The dispute has intensified since a rally to be held by foreign minister Mevlut Cavusoglu in Rotterdam was cancelled on Saturday.

Dutch authorities withdrew permission for the foreign minister’s plane to land when he vowed to visit the country regardless, sparking a series of tit-for-tat sanctions.

Mr Cavusolglu claimed the "mentality" of Dutch and European politicians would spark "holy wars" in Europe on Thursday, claiming there was no difference between Mr Rutte's victorious party and "fascist" Mr Wilders.

The Turkish President and prominent ministers have called the Dutch government “fascists” and “Nazis”, while EU leaders have called the allegations offensive and “detached from reality”.

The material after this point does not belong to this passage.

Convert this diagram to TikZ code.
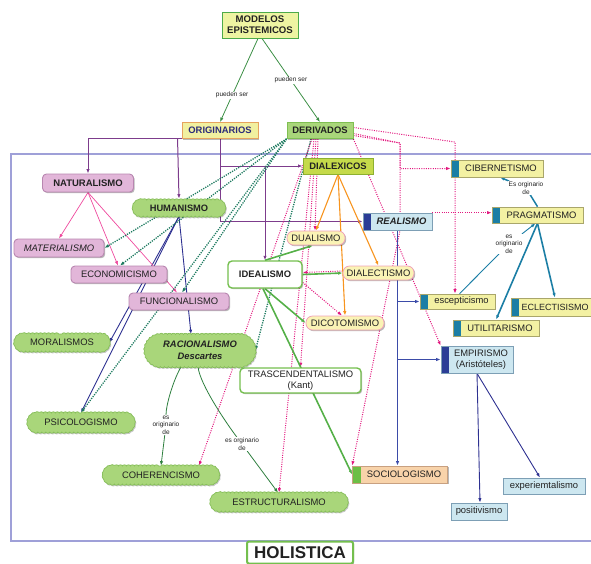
\documentclass[tikz,border=0pt]{standalone}
\usepackage{fontspec}
\setmainfont{Liberation Sans}
\usetikzlibrary{shapes.misc,shadows,arrows.meta,calc,decorations.pathmorphing}
\pgfdeclarelayer{bg}
\pgfsetlayers{bg,main}
\definecolor{txt}{HTML}{222222}
\definecolor{cFrame}{HTML}{9FA0D8}
\definecolor{cPurp}{HTML}{7D3C8C}
\definecolor{cNavy}{HTML}{2E3191}
\definecolor{cNavyB}{HTML}{3B4BA8}
\definecolor{cPinkL}{HTML}{EE4A9E}
\definecolor{cPinkD}{HTML}{E2187F}
\definecolor{cTealD}{HTML}{1D7A5F}
\definecolor{cGreenT}{HTML}{55B048}
\definecolor{cOrange}{HTML}{F7941E}
\definecolor{cTeal}{HTML}{1B7EA5}
\definecolor{cDkG}{HTML}{2E7F3F}
\definecolor{cMG}{HTML}{3C8F45}
\definecolor{modelosF}{HTML}{EEF4A2}
\definecolor{modelosD}{HTML}{4DAA4A}
\definecolor{origF}{HTML}{F1F0A0}
\definecolor{origD}{HTML}{E6A35E}
\definecolor{origT}{HTML}{2B2B7A}
\definecolor{derivF}{HTML}{A9D67A}
\definecolor{derivD}{HTML}{7FBF52}
\definecolor{dialexF}{HTML}{C5DA4A}
\definecolor{dialexD}{HTML}{8DB030}
\definecolor{pinkF}{HTML}{E2B6D9}
\definecolor{pinkD}{HTML}{B886B0}
\definecolor{cloudF}{HTML}{A9D67A}
\definecolor{cloudD}{HTML}{86BE5A}
\definecolor{pillF}{HTML}{FAF3B5}
\definecolor{pillD}{HTML}{F0A3B8}
\definecolor{blueF}{HTML}{CDE7F0}
\definecolor{blueD}{HTML}{7D9FB5}
\definecolor{navySt}{HTML}{2B3D96}
\definecolor{yelF}{HTML}{F3F1A3}
\definecolor{yelD}{HTML}{A9A66B}
\definecolor{tealSt}{HTML}{1B7EA5}
\definecolor{peachF}{HTML}{F8D3AA}
\definecolor{peachD}{HTML}{C8A080}
\definecolor{greenSt}{HTML}{6CBF45}
\definecolor{wboxD}{HTML}{74BF4E}
\newcommand{\myfn}{\fontsize{9.4}{10.8}\selectfont}
\newcommand{\mylb}{\fontsize{6.5}{7.4}\selectfont}
\tikzset{
  shad/.style={drop shadow={shadow xshift=1.2pt,shadow yshift=-1.2pt,fill=black,opacity=0.28}},
  box/.style={shad, inner sep=0pt, align=center, font=\myfn, text=txt},
  pinkbox/.style={box, rectangle, rounded corners=4pt, fill=pinkF, draw=pinkD, line width=0.9pt},
  cloudbox/.style={inner sep=0pt, align=center, font=\myfn, text=txt, rounded rectangle, fill=cloudF, draw=cloudD, line width=0.7pt,
     decorate, decoration={bumps, segment length=8pt, amplitude=1.2pt},
     drop shadow={shadow xshift=1pt,shadow yshift=-1.2pt,fill=black,opacity=0.22}},
  pillbox/.style={box, rectangle, rounded corners=6.5pt, fill=pillF, draw=pillD, line width=0.8pt},
  wbox/.style={box, rectangle, rounded corners=4pt, fill=white, draw=wboxD, line width=1.4pt},
  lstripe/.style={path picture={\fill[#1] (path picture bounding box.south west) rectangle ([xshift=8pt]path picture bounding box.north west);}},
  yelbox/.style={box, rectangle, fill=yelF, draw=yelD, line width=0.7pt, lstripe=tealSt},
  bluebox/.style={box, rectangle, fill=blueF, draw=blueD, line width=0.7pt, lstripe=navySt},
  peachbox/.style={box, rectangle, fill=peachF, draw=peachD, line width=0.7pt, lstripe=greenSt},
  plainblue/.style={box, rectangle, fill=blueF, draw=blueD, line width=0.7pt},
  lbl/.style={font=\mylb, text=txt, fill=white, inner sep=0.6pt, align=center},
  arr/.style={-{Latex[length=4.5pt,width=3.4pt]}},
  ePurp/.style={draw=cPurp, line width=1pt, arr},
  eNavy/.style={draw=cNavy, line width=0.9pt, arr},
  eNavyB/.style={draw=cNavyB, line width=1pt, arr},
  ePinkL/.style={draw=cPinkL, line width=0.7pt, arr},
  ePinkD/.style={draw=cPinkD, line width=1pt, dash pattern=on 1pt off 1.3pt, arr},
  eTealD/.style={draw=cTealD, line width=1.3pt, dash pattern=on 1.2pt off 1.2pt, arr},
  eGreenT/.style={draw=cGreenT, line width=1.6pt, arr},
  eOrange/.style={draw=cOrange, line width=1.1pt, arr},
  eTeal/.style={draw=cTeal, arr},
  eDkG/.style={draw=cDkG, line width=0.8pt, arr},
  eMG/.style={draw=cMG, line width=0.8pt, arr},
}
\begin{document}
\begin{tikzpicture}[x=1pt,y=-1pt]
\useasboundingbox (0,0) rectangle (591,563);

% ---------- nodes ----------
\node[box, rectangle, fill=modelosF, draw=modelosD, line width=1pt, minimum width=76pt, minimum height=26pt, font=\bfseries\fontsize{9.6}{11}\selectfont] (modelos) at (260,25) {MODELOS\\EPISTEMICOS};
\node[box, rectangle, fill=origF, draw=origD, line width=0.9pt, minimum width=76pt, minimum height=16pt, font=\bfseries\fontsize{9.4}{10}\selectfont, text=origT] (orig) at (220,130.5) {ORIGINARIOS};
\node[box, rectangle, fill=derivF, draw=derivD, line width=0.9pt, minimum width=66pt, minimum height=16pt, font=\bfseries\fontsize{9.4}{10}\selectfont] (deriv) at (320,130.5) {DERIVADOS};
\node[box, rectangle, fill=dialexF, draw=dialexD, line width=0.9pt, minimum width=70pt, minimum height=16pt, font=\bfseries\fontsize{9.4}{10}\selectfont] (dialex) at (338,166) {DIALEXICOS};

\node[pinkbox, minimum width=91pt, minimum height=18pt, font=\bfseries\fontsize{9.5}{10}\selectfont] (natur) at (88,183) {NATURALISMO};
\node[cloudbox, minimum width=91pt, minimum height=16pt, font=\bfseries\fontsize{9.3}{10}\selectfont] (human) at (179,208) {HUMANISMO};
\node[pinkbox, minimum width=90pt, minimum height=18pt, font=\itshape\myfn] (mater) at (59,248) {MATERIALISMO};
\node[pinkbox, minimum width=96pt, minimum height=17pt] (econ) at (119,274.5) {ECONOMICISMO};
\node[pinkbox, minimum width=100pt, minimum height=17pt] (funcion) at (179,301.5) {FUNCIONALISMO};
\node[cloudbox, minimum width=94pt, minimum height=17pt] (moral) at (62,342.5) {MORALISMOS};
\node[cloudbox, minimum width=110pt, minimum height=32pt, font=\bfseries\itshape\fontsize{9.4}{11.5}\selectfont] (racion) at (200,350.5) {RACIONALISMO\\Descartes};
\node[cloudbox, minimum width=106pt, minimum height=19pt] (psico) at (81,422.5) {PSICOLOGISMO};
\node[cloudbox, minimum width=115pt, minimum height=18pt] (coher) at (161,475) {COHERENCISMO};
\node[cloudbox, minimum width=136pt, minimum height=18pt] (estruct) at (279,502) {ESTRUCTURALISMO};
\node[wbox, minimum width=121pt, minimum height=25pt, font=\fontsize{9.4}{10.8}\selectfont] (trasc) at (300.5,380.5) {TRASCENDENTALISMO\\(Kant)};
\node[peachbox, minimum width=95pt, minimum height=17pt] (socio) at (400,474.5) {\hspace*{8pt}SOCIOLOGISMO};
\node[wbox, minimum width=74pt, minimum height=27pt, font=\bfseries\fontsize{9.4}{10}\selectfont] (ideal) at (265,274.5) {IDEALISMO};
\node[pillbox, minimum width=58pt, minimum height=14pt] (dual) at (316,238) {DUALISMO};
\node[pillbox, minimum width=71pt, minimum height=14pt] (dialect) at (378.5,273) {DIALECTISMO};
\node[pillbox, minimum width=78pt, minimum height=14pt] (dicot) at (345,323) {DICOTOMISMO};
\node[bluebox, minimum width=69pt, minimum height=17pt, font=\bfseries\itshape\fontsize{9.4}{10}\selectfont] (realismo) at (397.5,221.5) {\hspace*{8pt}REALISMO};
\node[yelbox, minimum width=92pt, minimum height=17pt] (ciber) at (497,168.5) {\hspace*{8pt}CIBERNETISMO};
\node[yelbox, minimum width=91pt, minimum height=16pt] (pragm) at (537.5,215) {\hspace*{8pt}PRAGMATISMO};
\node[yelbox, minimum width=75pt, minimum height=15pt] (escep) at (457.5,301.5) {\hspace*{8pt}escepticismo};
\node[yelbox, minimum width=80pt, minimum height=18pt, font=\fontsize{9}{10}\selectfont] (eclec) at (551,307) {\hspace*{8pt}ECLECTISISMO};
\node[yelbox, minimum width=86pt, minimum height=16pt] (utilit) at (496,328) {\hspace*{8pt}UTILITARISMO};
\node[bluebox, minimum width=72pt, minimum height=27pt] (empir) at (477,359.5) {\hspace*{8pt}EMPIRISMO\\\hspace*{8pt}(Aristóteles)};
\node[plainblue, minimum width=82pt, minimum height=16pt] (experi) at (544,486) {experiemtalismo};
\node[plainblue, minimum width=56pt, minimum height=17pt] (positiv) at (479,511.5) {positivismo};
\node[wbox, rounded corners=2pt, line width=2pt, minimum width=106pt, minimum height=22pt, font=\bfseries\fontsize{17}{18}\selectfont] (holist) at (300,552.5) {HOLISTICA};

% labels that sit on bent connectors
\node[lbl] (lblA) at (526,188) {Es orginario\\de};
\node[lbl] (lblB) at (509,244) {es\\originario\\de};
\node[lbl] (lblC) at (166,425) {es\\originario\\de};
\node[lbl] (lblD) at (242,444) {es orginario\\de};

% ---------- connectors ----------
\begin{pgfonlayer}{bg}
\draw[cFrame, line width=1.8pt] (11,154) rectangle (597,541);

\draw[eMG] ([xshift=-2pt]modelos.south) -- node[lbl, pos=0.68] (lp1) {pueden ser} (orig.north);
\draw[eMG] ([xshift=2pt]modelos.south) -- node[lbl, pos=0.5] (lp2) {pueden ser} (deriv.north);

% purple from ORIGINARIOS
\draw[ePurp] (orig.south west) -| (natur.north);
\draw[ePurp] ([xshift=-4pt]orig.south west) -- ([yshift=1pt]human.north);
\draw[ePurp] (orig.south) |- (dialex.west);
\draw[ePurp] (orig.south) |- (realismo.west);
\draw[ePurp] (orig.south |- dialex.west) -| (ideal.north);

% navy from HUMANISMO
\draw[eNavy] (human.south) -- (moral.east);
\draw[eNavy] (human.south) -- (psico.north);
\draw[eNavy] (human.south) -- ([xshift=-9pt]racion.north);

% pink from NATURALISMO
\draw[ePinkL] (natur.south) -- (mater.north);
\draw[ePinkL] (natur.south) -- ([xshift=-1pt]econ.north);
\draw[ePinkL] (natur.south) -- ([xshift=-2pt]funcion.north);

% dark green dashed from DERIVADOS
\draw[eTealD] (deriv.south west) -- (mater.east);
\draw[eTealD] (deriv.south west) -- ([xshift=1pt]econ.north);
\draw[eTealD] (deriv.south west) -- ([xshift=3pt]funcion.north);
\draw[eTealD] (deriv.south west) -- (psico.north);
\draw[eTealD] ([xshift=-9pt]deriv.south) -- (racion.east);

% pink dotted from DERIVADOS
\coordinate (wpA) at (400,143);
\coordinate (wpB) at (455,142);
\draw[ePinkD] ([yshift=-3pt]deriv.east) -- (wpA) |- (ciber.west);
\draw[ePinkD] ([yshift=-5pt]deriv.east) -- (wpA) -- (wpA |- realismo.south) -- (socio.north west);
\draw[ePinkD] ([yshift=3pt]deriv.east) -- (wpB) -- (wpB |- escep.north);
\draw[ePinkD] (deriv.south east) -- (empir.north west);
\draw[ePinkD] (realismo.north east) -- (pragm.west |- realismo.north east);
\draw[ePinkD] ([xshift=-2pt]deriv.south) -- ([xshift=-1pt]dual.north);
\draw[ePinkD] ([xshift=-4pt]deriv.south) -- (trasc.north);
\draw[ePinkD] ([xshift=-6pt]deriv.south) -- (estruct.north);
\draw[ePinkD] ([xshift=-8pt]deriv.south) -- ([xshift=38pt]coher.north);
\draw[ePinkD] ([yshift=2pt]dialect.west) -- ([yshift=2pt]ideal.east);
\draw[ePinkD] ([yshift=-8pt]ideal.east) -- ([xshift=-3pt]dicot.north);

% green thick from IDEALISMO
\draw[eGreenT] (ideal.north) -- ([xshift=-3pt]dual.south);
\draw[eGreenT] (ideal.east) -- (dialect.west);
\draw[eGreenT] (ideal.south) -- (dicot.west);
\draw[eGreenT] ([xshift=-2pt]ideal.south) -- (socio.west);

% orange from DIALEXICOS
\draw[eOrange] (dialex.south) -- (dual.north);
\draw[eOrange] (dialex.south) -- (dialect.north);
\draw[eOrange] (dialex.south) -- (dicot.north);

% teal
\draw[eTeal, line width=1.5pt] (pragm.north) -- (lblA) -- ([xshift=3pt]ciber.south);
\draw[eTeal, line width=0.9pt] ([xshift=2pt]escep.north) -- (lblB) -- ([xshift=-2pt]pragm.south);
\draw[eTeal, line width=1.6pt] (pragm.south) -- ([xshift=4pt]eclec.north);
\draw[eTeal, line width=1.6pt] (pragm.south) -- (utilit.north);

% navy from REALISMO
\draw[eNavyB] (realismo.south) -- (realismo.south |- socio.north);
\draw[eNavyB] (realismo.south |- escep.west) -- (escep.west);
\draw[eNavyB] (realismo.south |- empir.west) -- (empir.west);

% EMPIRISMO
\draw[eNavy] (empir.south) -- ([xshift=1pt]positiv.north);
\draw[eNavy] (empir.south) -- ([xshift=-4pt]experi.north);

% RACIONALISMO
\draw[eDkG] ([xshift=-19pt]racion.south) .. controls +(-8,14) and +(0,-20) .. (lblC) -- (coher.north);
\draw[eDkG] ([xshift=-2pt]racion.south) .. controls +(2,18) and +(-15,-20) .. (lblD) -- ([xshift=-1pt]estruct.north);
\end{pgfonlayer}
\end{tikzpicture}
\end{document}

The dispute has sparked protests in Turkey and across Europe. A protester scaled the Dutch consulate in Istanbul and replaced the national flag with the Turkish banner during demonstrations on Sunday, while Turkish protesters have been photographed stabbing oranges and holding signs reading “fascist Holland”.

Ankara also halted high-level talks with Dutch government officials on Monday and closed its airspace to the country’s diplomats, while repeating threats to scrap a deal struck with the EU last year to slow the flow of refugees to Greece. 

“You bar my minister from entering the Netherlands...and then you expect us to grant access to migrants?” Mr Erdogan said. “There can be no such thing.”

Allies of the Turkish President are targeting more than a million Turkish voters living in Europe who will be eligible to cast a ballot in the vote on 16 April.

The referendum could see Turkey’s parliamentary system replaced with an executive presidency using constitutional amendments that have alarmed human rights groups by granting sweeping powers to Mr Erdogan.

Areas of Germany, Switzerland and Austria have stopped rallies supporting the change - with all citing safety and administrative reasons - but the cancellations have been seen as a response to a security crackdowns and purges following an attempted coup.

Angela Merkel's office said she discussed the tensions between EU nations and Turkey with Francois Hollande in a phone call on Thursday.

The two leaders reiterated that Nazi allegations levelled against Turkey's Nato allies were “unacceptable”, while the French President expressed solidarity with Germany and other affected countries.

A statement from the German government said the pair agreed that appearances by Turkish politicians in Germany and France can be approved - if they are “registered in good time and transparently, and adhere strictly” to national law.